Preparing TURNOVER V100 (Software Change Management tool for IBMi Systems) for a major application upgrade, adding the ability to use Turnover Forms for specifically deleting and/or moving objects from one environment (library) to another.
In this case its because we are un-merging a custom program library and breaking it out into application base objects, custom vendor objects and custom internal objects. Yes, its a nice bit of tidy up that puts a smile on my soul.
Configuring Turnover to make it do this however… does not… put a smile on my soul.
It sometimes makes it quite grumpy in fact.
Especially when you get an annoying error on the TARGET system saying that it isn’t defined to itself.
A TURNOVER distribution was received but no local system is defined. Unexpected results may occur.
No Shit Sherlock!
Job 209096/TURNOVER/TOAUTORCV started on 02/09/12 at 10:58:40 in subsystem TS
25 objects restored from T105835120 to T105835120.

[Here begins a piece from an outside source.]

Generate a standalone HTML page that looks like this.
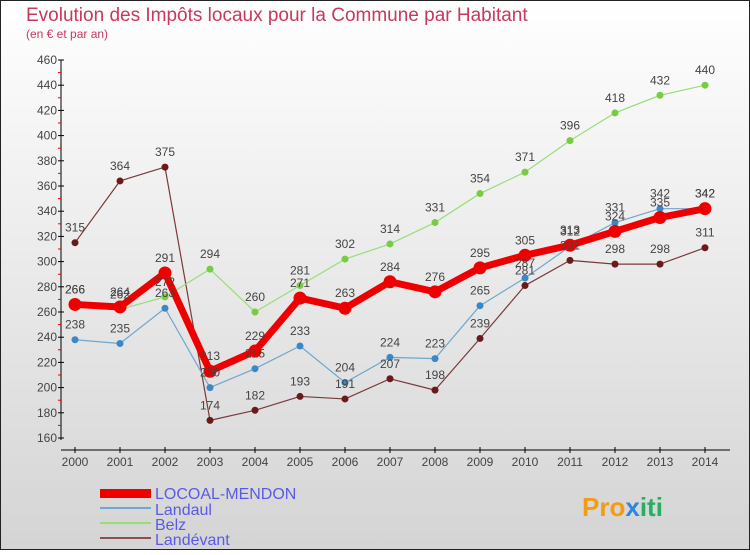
<!DOCTYPE html>
<html><head><meta charset="utf-8"><style>
body{margin:0;}
svg text{font-family:"Liberation Sans","DejaVu Sans",sans-serif;}
</style></head><body>
<svg width="750" height="550" xmlns="http://www.w3.org/2000/svg">
<defs><linearGradient id="bg" x1="0" y1="0" x2="0" y2="1"><stop offset="0" stop-color="#ffffff"/><stop offset="1" stop-color="#d4d4d4"/></linearGradient></defs>
<rect x="0.5" y="0.5" width="749" height="549" fill="url(#bg)" stroke="#222" stroke-width="1"/>
<text x="26" y="21" font-size="19" fill="#c8385c">Evolution des Impôts locaux pour la Commune par Habitant</text>
<text x="26" y="38" font-size="12" fill="#c8385c">(en € et par an)</text>
<g id="axes"></g><g id="series"></g><g id="labels"></g>
<g>
<rect x="100" y="489" width="51" height="9" fill="#e00"/>
<line x1="100" y1="508" x2="151" y2="508" stroke="#6fa7d0" stroke-width="2"/>
<line x1="100" y1="523" x2="151" y2="523" stroke="#99dd77" stroke-width="2"/>
<line x1="100" y1="538" x2="151" y2="538" stroke="#8a5050" stroke-width="2"/>
<text x="155" y="499" font-size="16" fill="#5a5ae8">LOCOAL-MENDON</text>
<text x="155" y="515" font-size="16" fill="#5a5ae8">Landaul</text>
<text x="155" y="530" font-size="16" fill="#5a5ae8">Belz</text>
<text x="155" y="545" font-size="16" fill="#5a5ae8">Landévant</text>
</g>
<g><text x="582" y="516" font-size="26" font-weight="bold" fill="#f39c12">Pro<tspan fill="#2e86de">x</tspan><tspan fill="#27ae60">iti</tspan></text></g>
</svg>
<script>
const years=[2000,2001,2002,2003,2004,2005,2006,2007,2008,2009,2010,2011,2012,2013,2014];
const locoal=[266,264,291,213,229,271,263,284,276,295,305,313,324,335,342];
const landaul=[238,235,263,200,215,233,204,224,223,265,287,312,331,342,342];
const belz=[266,262,272,294,260,281,302,314,331,354,371,396,418,432,440];
const landevant=[315,364,375,174,182,193,191,207,198,239,281,301,298,298,311];
const yTicks=[160,180,200,220,240,260,280,300,320,340,360,380,400,420,440,460];
const NS="http://www.w3.org/2000/svg";
const X=i=>75+i*45, Y=v=>438-(v-160)*1.26;
function mk(t,a,p){const e=document.createElementNS(NS,t);for(const k in a)e.setAttribute(k,a[k]);p.appendChild(e);return e;}
const ax=document.getElementById('axes');
mk('line',{x1:61,y1:60,x2:61,y2:440,stroke:'#000'},ax);
mk('line',{x1:61,y1:450,x2:730,y2:450,stroke:'#000'},ax);
yTicks.forEach(v=>{
 mk('line',{x1:58,y1:Y(v),x2:64,y2:Y(v),stroke:'#000'},ax);
 if(v<460)mk('line',{x1:58,y1:Y(v+10),x2:61,y2:Y(v+10),stroke:'#e00'},ax);
 const t=mk('text',{x:57,y:Y(v)+4,'font-size':12,fill:'#444','text-anchor':'end'},ax);
 
 
 t.textContent=v;
});
years.forEach((yr,i)=>{
 mk('line',{x1:X(i),y1:447,x2:X(i),y2:453,stroke:'#000'},ax);
 const t=mk('text',{x:X(i),y:466,'font-size':12,fill:'#444','text-anchor':'middle'},ax);
 
 
 t.textContent=yr;
});
const sg=document.getElementById('series'),lg=document.getElementById('labels');
const series=[
 {n:'landevant',d:landevant,c:'#7a3a3a',w:1.2,r:3.5,f:'#6a1a1a'},
 {n:'belz',d:belz,c:'#99dd77',w:1.2,r:3.5,f:'#77cc44'},
 {n:'landaul',d:landaul,c:'#6fa7d0',w:1.2,r:3.5,f:'#3a88c8'},
 {n:'locoal-mendon',d:locoal,c:'#ee0000',w:7,r:6.5,f:'#ee0000'}];
series.forEach(s=>{
 const p=mk('polyline',{points:s.d.map((v,i)=>X(i)+','+Y(v)).join(' '),fill:'none',stroke:s.c,'stroke-width':s.w,'stroke-linejoin':'round'},sg);
 
 
 s.d.forEach((v,i)=>{
  const c=mk('circle',{cx:X(i),cy:Y(v),r:s.r,fill:s.f},sg);
  
  
  const t=mk('text',{x:X(i),y:Y(v)-11,'font-size':12,fill:'#444','text-anchor':'middle'},lg);
  
  
  t.textContent=v;
 });
});
</script>
</body></html>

A TURNOVER distribution was received but no local system is defined. Unexpected Errors...
Job 209096/TURNOVER/TOAUTORCV ended on 02/09/12 at 10:58:44; 1 seconds used;
Now of course… the problem is that the system DOES EXIST otherwise how could I be signed into it… and using Turnover on it. Very confusing for a little while. Until I climbed out of the box and actually thought about it. So, without waffling any further the problem is caused by the fact that this system issuing LPARS to separate the systems. Turnover (in its wisdom) looks up the local machines serial number and then references its internal tables to find out what machine its on… as all LPARS have the same serial number it just grabs the first one it finds…. if that doesn’t happen to be YOU then BLAMMO… it errors.

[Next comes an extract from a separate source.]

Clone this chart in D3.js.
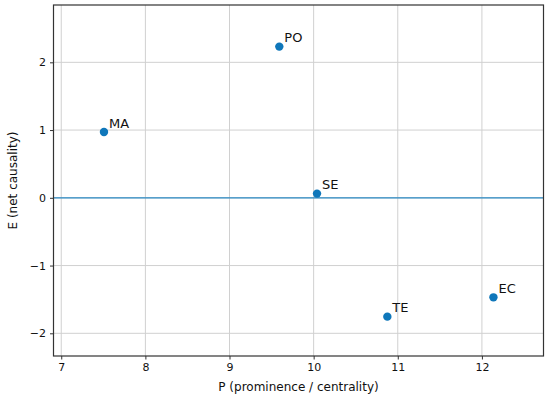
<!DOCTYPE html>
<html>
<head>
<meta charset="utf-8">
<script src="https://cdn.jsdelivr.net/npm/d3@7"></script>
<style>
  body { margin: 0; background: #fff; }
  text { font-family: "DejaVu Sans", sans-serif; fill: #111; }
</style>
</head>
<body>
<div id="chart"></div>
<script>
// factors and their (P, E) coordinates
let labels = ['MA', 'PO', 'SE', 'TE', 'EC']
let pValues = [7.508, 9.592, 10.04, 10.876, 12.137]
let eValues = [0.971, 2.232, 0.062, -1.754, -1.469]

let xTicks = [7, 8, 9, 10, 11, 12]
let yTicks = [-2, -1, 0, 1, 2]

let margin = { top: 5, left: 53.5, right: 6.5, bottom: 44 }
let width = 550 - margin.left - margin.right
let height = 400 - margin.top - margin.bottom

let dotColor = '#0f77ba'

let svg = d3.select('#chart').append('svg')
  .attr('width', 550)
  .attr('height', 400)

let holder = svg.append('g')
  .attr('transform', `translate(${margin.left},${margin.top})`)

let xScale = d3.scaleLinear()
  .domain([6.908, 12.732])
  .range([0, width])

let yScale = d3.scaleLinear()
  .domain([-2.335, 2.846])
  .range([height, 0])

let points = labels.map((d, i) => ({ name: d, p: pValues[i], e: eValues[i] }))

// grid
holder.selectAll('.grid-x')
  .data(xTicks)
  .enter().append('line')
  .attr('x1', d => xScale(d))
  .attr('x2', d => xScale(d))
  .attr('y1', 0)
  .attr('y2', height)
  .attr('stroke', '#d0d0d0')
  .attr('stroke-width', 1)

holder.selectAll('.grid-y')
  .data(yTicks)
  .enter().append('line')
  .attr('x1', 0)
  .attr('x2', width)
  .attr('y1', d => yScale(d))
  .attr('y2', d => yScale(d))
  .attr('stroke', '#d0d0d0')
  .attr('stroke-width', 1)

// zero line
holder.append('line')
  .attr('x1', 0)
  .attr('x2', width)
  .attr('y1', yScale(0))
  .attr('y2', yScale(0))
  .attr('stroke', '#2a8ac4')
  .attr('stroke-width', 1.2)

// axes
let minus = d => d < 0 ? '\u2212' + Math.abs(d) : String(d)
let xAxis = d3.axisBottom(xScale).tickValues(xTicks).tickSize(3.5).tickPadding(4)
  .tickFormat(d3.format('d'))
let yAxis = d3.axisLeft(yScale).tickValues(yTicks).tickSize(3.5).tickPadding(4)
  .tickFormat(minus)

holder.append('g')
  .attr('transform', `translate(0,${height})`)
  .call(xAxis)
  .call(g => g.select('.domain').remove())
  .selectAll('text').attr('font-size', 11).attr('font-family', 'DejaVu Sans').attr('fill', '#111')

holder.append('g')
  .call(yAxis)
  .call(g => g.select('.domain').remove())
  .selectAll('text').attr('font-size', 11).attr('font-family', 'DejaVu Sans').attr('fill', '#111')

holder.selectAll('.tick line').attr('stroke', '#333')

holder.append('rect')
  .attr('width', width)
  .attr('height', height)
  .attr('fill', 'none')
  .attr('stroke', '#333')
  .attr('stroke-width', 1.2)

// dots + labels
holder.selectAll('.dot')
  .data(points)
  .enter().append('circle')
  .attr('cx', d => xScale(d.p))
  .attr('cy', d => yScale(d.e))
  .attr('r', 4.2)
  .attr('fill', dotColor)

holder.selectAll('.dot-label')
  .data(points)
  .enter().append('text')
  .attr('x', d => xScale(d.p))
  .attr('y', d => yScale(d.e))
  .attr('dx', 5)
  .attr('dy', -4.5)
  .attr('font-size', 13)
  .text(d => d.name)

// axis titles
svg.append('text')
  .attr('x', margin.left + width / 2)
  .attr('y', 391)
  .attr('text-anchor', 'middle')
  .attr('font-size', 12)
  .text('P (prominence / centrality)')

svg.append('text')
  .attr('transform', `translate(17,${margin.top + height / 2}) rotate(-90)`)
  .attr('text-anchor', 'middle')
  .attr('font-size', 12)
  .text('E (net causality)')
</script>
</body>
</html>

A quick and functional fix for this is to add a SUFFIX LETTER to the other machines defined on the same physical machine as this LPAR. In other words, in each LPAR using Turnover each machine will be defined but only the active one will have the actual correct serial number.
For example:
System1 – Serial ABC – LPAR1
System2 – Serial ABC – LPAR1
The correct ones are in yellow
actually on System1 | SYSTEM1/ABC | SYSTEM2/ABCA |
actually on System2 | SYSTEM1/ABCA | SYSTEM2/ABC |
It’s a weird fix but it works perfectly… until Softlanding deliver a real fix or append the LPAR number into the machine identification algorithm.